Daryl Braithwaite chronology
| Out on the Fringe (1979) | Edge (1988) | Rise (1990) |

= Edge (album) =

Edge is an album by Daryl Braithwaite. It was recorded between April–September 1988 and released in November 1988. It reached No.1 on the Australian ARIA Charts for 3 weeks in 1989.

Braithwaite toured the album across Australia and New Zealand in 1989 and the album was certified 3× platinum in October 1989. By 1991, the album had sold 100,000 copies in Europe.

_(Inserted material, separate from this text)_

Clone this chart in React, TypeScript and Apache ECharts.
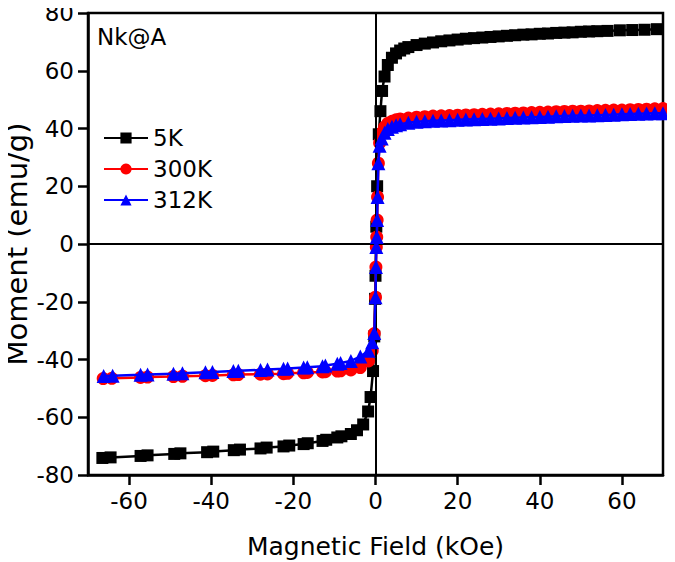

Simon Hussey was nominated for Producer of the Year for Edge at the ARIA Music Awards of 1989, but lost to Age of Reason.

Professional ratings
Review scores
| Source | Rating |
| AllMusic | Star |

==Track listing==
1. "As the Days Go By" (Ian Thomas) – 4:04
2. "You Could Be Wrong" (Simon Hussey) – 3:22
3. "All I Do" (Thomas) – 4:06
4. "Let Me Be" (Hussey, David Reyne) – 5:36
5. "Sugar Train" (Jef Scott) – 3:42
6. "Down Down" (Scott) – 4:37 {CD/cassette bonus track}
7. "In My Life" (Chris Doheny) – 5:08 {CD/cassette bonus track}
8. "Edge (Instrumental)" (Jef Scott, Simon Hussey) – 0:34
9. "I Don't Remember" (Peter Gabriel) – 4:09 {CD/cassette bonus track}
10. "One Summer" (Daryl Braithwaite) – 3:43
11. "It's All in the Music" (Braithwaite, Garth Porter) – 3:40
12. "All The Same" (Hussey, Lisa Bade, Mark Greig) – 3:57
13. "Up-Out" (Andy Cichon, Braithwaite, Scott, John Watson, Scott Griffiths, Hussey) – 3:58
14. "Pretending to Care" (Todd Rundgren) – 3:39

==Personnel==
- Daryl Braithwaite – vocals
- Andy Cichon – bass
- Jef Scott – guitars, keyboards, additional backing vocals, additional drumming
- John Watson – drums
- Simon Hussey – keyboards, drum machine, producer
- Scott Griffiths – keyboards
- John Farnham – additional backing vocals
- Glenn Braithwaite – additional backing vocals
- David Hussey – additional drumming
- Brett Kingman – guitar (on track "Up-Out")

==Release history==

| Country | Date | Label | Format | Catalog |
|---|---|---|---|---|
| Australia | 1988 | CBS | CD | 462625 2 |
| Australia | 1988 | CBS | LP | 462625 1 |
| Australia | 1988 | CBS | Cassette | 462625 4 |

==Chart positions==
===Weekly charts===

| Chart (1988/89) | Peak position |
|---|---|
| Australian Albums (ARIA) | 1 |
| Norwegian Albums (VG-lista) | 14 |
| Swedish Albums (Sverigetopplistan) | 24 |

===Year-end charts===

| Chart (1989) | Position |
|---|---|
| Australian ARIA Albums Chart | 5 |

===Singles===

| Release date | Single | Peak chart positions |  |  |  |
| AUS | NZ | NOR | SWE |
| September 1988 | As the Days Go By | 11 | 49 | — | — |
| October 1988 | All I Do | 23 | — | — | — |
| January 1989 | One Summer | 8 | — | 5 | 4 |
| April 1989 | Let Me Be | 26 | — | — | — |
| July 1989 | Sugar Train | — | — | — | — |
"—" denotes the single did not chart or was not released in that country

==Certifications==

| Region | Certification | Certified units/sales |
| Australia (ARIA) | 4× Platinum | 280,000^{^} |
^{^} Shipments figures based on certification alone.